Set task: Drop every picture, then transcribe the remaining data exactly.

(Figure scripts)
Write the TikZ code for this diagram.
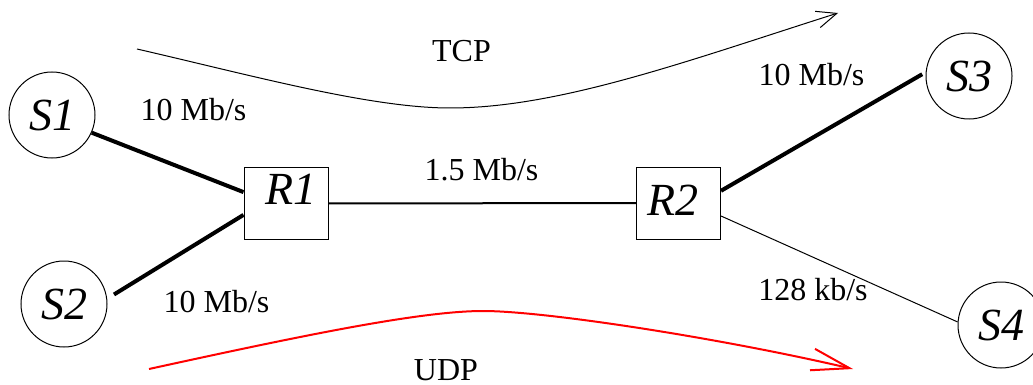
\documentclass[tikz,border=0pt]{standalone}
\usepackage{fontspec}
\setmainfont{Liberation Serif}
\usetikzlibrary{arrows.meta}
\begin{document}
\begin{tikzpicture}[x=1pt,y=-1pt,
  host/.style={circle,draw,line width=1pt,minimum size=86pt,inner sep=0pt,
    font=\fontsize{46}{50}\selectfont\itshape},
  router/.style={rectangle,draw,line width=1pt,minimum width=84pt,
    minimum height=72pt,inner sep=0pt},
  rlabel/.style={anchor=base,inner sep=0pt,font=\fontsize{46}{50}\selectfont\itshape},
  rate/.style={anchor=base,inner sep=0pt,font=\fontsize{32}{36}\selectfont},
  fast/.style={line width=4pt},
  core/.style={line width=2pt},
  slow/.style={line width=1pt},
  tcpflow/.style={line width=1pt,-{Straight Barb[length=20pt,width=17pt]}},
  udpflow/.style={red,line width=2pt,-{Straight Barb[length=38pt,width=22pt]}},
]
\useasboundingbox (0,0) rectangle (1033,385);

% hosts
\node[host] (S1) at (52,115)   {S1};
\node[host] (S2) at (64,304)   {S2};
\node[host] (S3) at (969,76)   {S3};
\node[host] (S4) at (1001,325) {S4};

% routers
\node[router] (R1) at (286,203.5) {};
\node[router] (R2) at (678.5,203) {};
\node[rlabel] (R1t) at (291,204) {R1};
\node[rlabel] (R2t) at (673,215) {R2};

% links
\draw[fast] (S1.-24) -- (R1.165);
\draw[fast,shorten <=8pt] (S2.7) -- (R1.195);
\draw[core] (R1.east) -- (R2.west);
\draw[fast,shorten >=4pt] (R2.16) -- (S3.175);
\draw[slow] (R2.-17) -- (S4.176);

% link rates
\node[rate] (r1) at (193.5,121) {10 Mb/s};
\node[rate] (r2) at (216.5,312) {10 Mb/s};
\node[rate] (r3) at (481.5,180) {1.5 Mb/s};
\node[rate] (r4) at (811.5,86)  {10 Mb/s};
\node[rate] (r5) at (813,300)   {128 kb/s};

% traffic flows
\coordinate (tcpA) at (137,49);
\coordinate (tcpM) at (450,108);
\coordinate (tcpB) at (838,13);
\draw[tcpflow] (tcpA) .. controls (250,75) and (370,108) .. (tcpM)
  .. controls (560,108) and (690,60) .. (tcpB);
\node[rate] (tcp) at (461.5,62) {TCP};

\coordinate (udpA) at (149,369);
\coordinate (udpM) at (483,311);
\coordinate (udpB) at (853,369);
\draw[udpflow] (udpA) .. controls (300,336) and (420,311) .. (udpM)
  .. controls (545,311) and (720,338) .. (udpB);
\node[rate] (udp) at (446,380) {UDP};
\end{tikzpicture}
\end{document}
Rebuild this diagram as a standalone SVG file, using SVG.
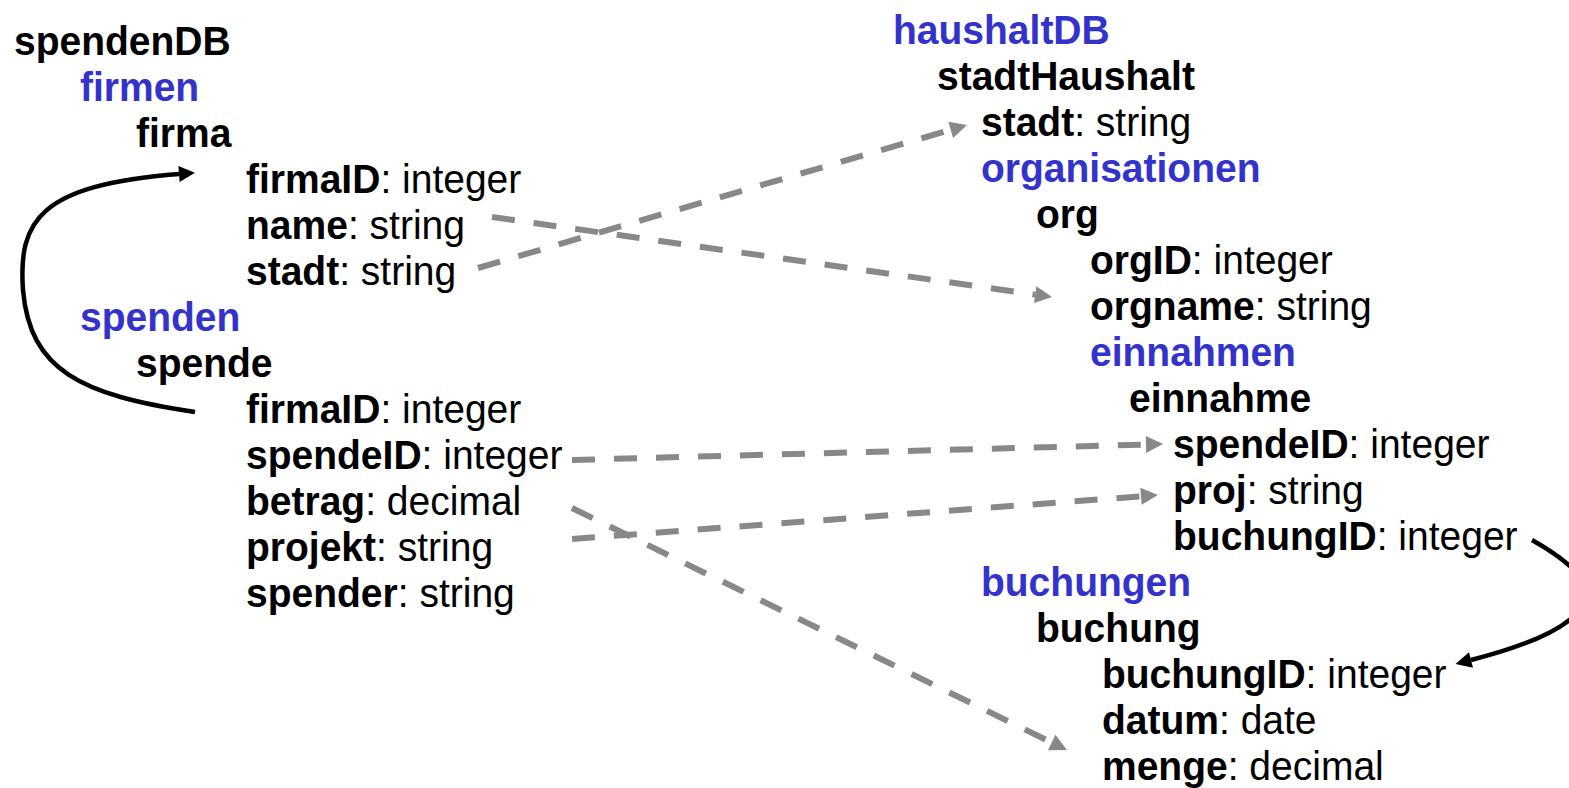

Problem solution:
Write the TikZ code for this diagram.
\documentclass[tikz,border=0pt]{standalone}
\usepackage{fontspec}
\setmainfont{Liberation Serif}
\usetikzlibrary{arrows.meta}
\begin{document}
\begin{tikzpicture}[x=1pt,y=-1pt,
  host/.style={circle,draw,line width=1pt,minimum size=86pt,inner sep=0pt,
    font=\fontsize{46}{50}\selectfont\itshape},
  router/.style={rectangle,draw,line width=1pt,minimum width=84pt,
    minimum height=72pt,inner sep=0pt},
  rlabel/.style={anchor=base,inner sep=0pt,font=\fontsize{46}{50}\selectfont\itshape},
  rate/.style={anchor=base,inner sep=0pt,font=\fontsize{32}{36}\selectfont},
  fast/.style={line width=4pt},
  core/.style={line width=2pt},
  slow/.style={line width=1pt},
  tcpflow/.style={line width=1pt,-{Straight Barb[length=20pt,width=17pt]}},
  udpflow/.style={red,line width=2pt,-{Straight Barb[length=38pt,width=22pt]}},
]
\useasboundingbox (0,0) rectangle (1033,385);

% hosts
\node[host] (S1) at (52,115)   {S1};
\node[host] (S2) at (64,304)   {S2};
\node[host] (S3) at (969,76)   {S3};
\node[host] (S4) at (1001,325) {S4};

% routers
\node[router] (R1) at (286,203.5) {};
\node[router] (R2) at (678.5,203) {};
\node[rlabel] (R1t) at (291,204) {R1};
\node[rlabel] (R2t) at (673,215) {R2};

% links
\draw[fast] (S1.-24) -- (R1.165);
\draw[fast,shorten <=8pt] (S2.7) -- (R1.195);
\draw[core] (R1.east) -- (R2.west);
\draw[fast,shorten >=4pt] (R2.16) -- (S3.175);
\draw[slow] (R2.-17) -- (S4.176);

% link rates
\node[rate] (r1) at (193.5,121) {10 Mb/s};
\node[rate] (r2) at (216.5,312) {10 Mb/s};
\node[rate] (r3) at (481.5,180) {1.5 Mb/s};
\node[rate] (r4) at (811.5,86)  {10 Mb/s};
\node[rate] (r5) at (813,300)   {128 kb/s};

% traffic flows
\coordinate (tcpA) at (137,49);
\coordinate (tcpM) at (450,108);
\coordinate (tcpB) at (838,13);
\draw[tcpflow] (tcpA) .. controls (250,75) and (370,108) .. (tcpM)
  .. controls (560,108) and (690,60) .. (tcpB);
\node[rate] (tcp) at (461.5,62) {TCP};

\coordinate (udpA) at (149,369);
\coordinate (udpM) at (483,311);
\coordinate (udpB) at (853,369);
\draw[udpflow] (udpA) .. controls (300,336) and (420,311) .. (udpM)
  .. controls (545,311) and (720,338) .. (udpB);
\node[rate] (udp) at (446,380) {UDP};
\end{tikzpicture}
\end{document}
Rebuild this diagram as a standalone SVG file, using SVG.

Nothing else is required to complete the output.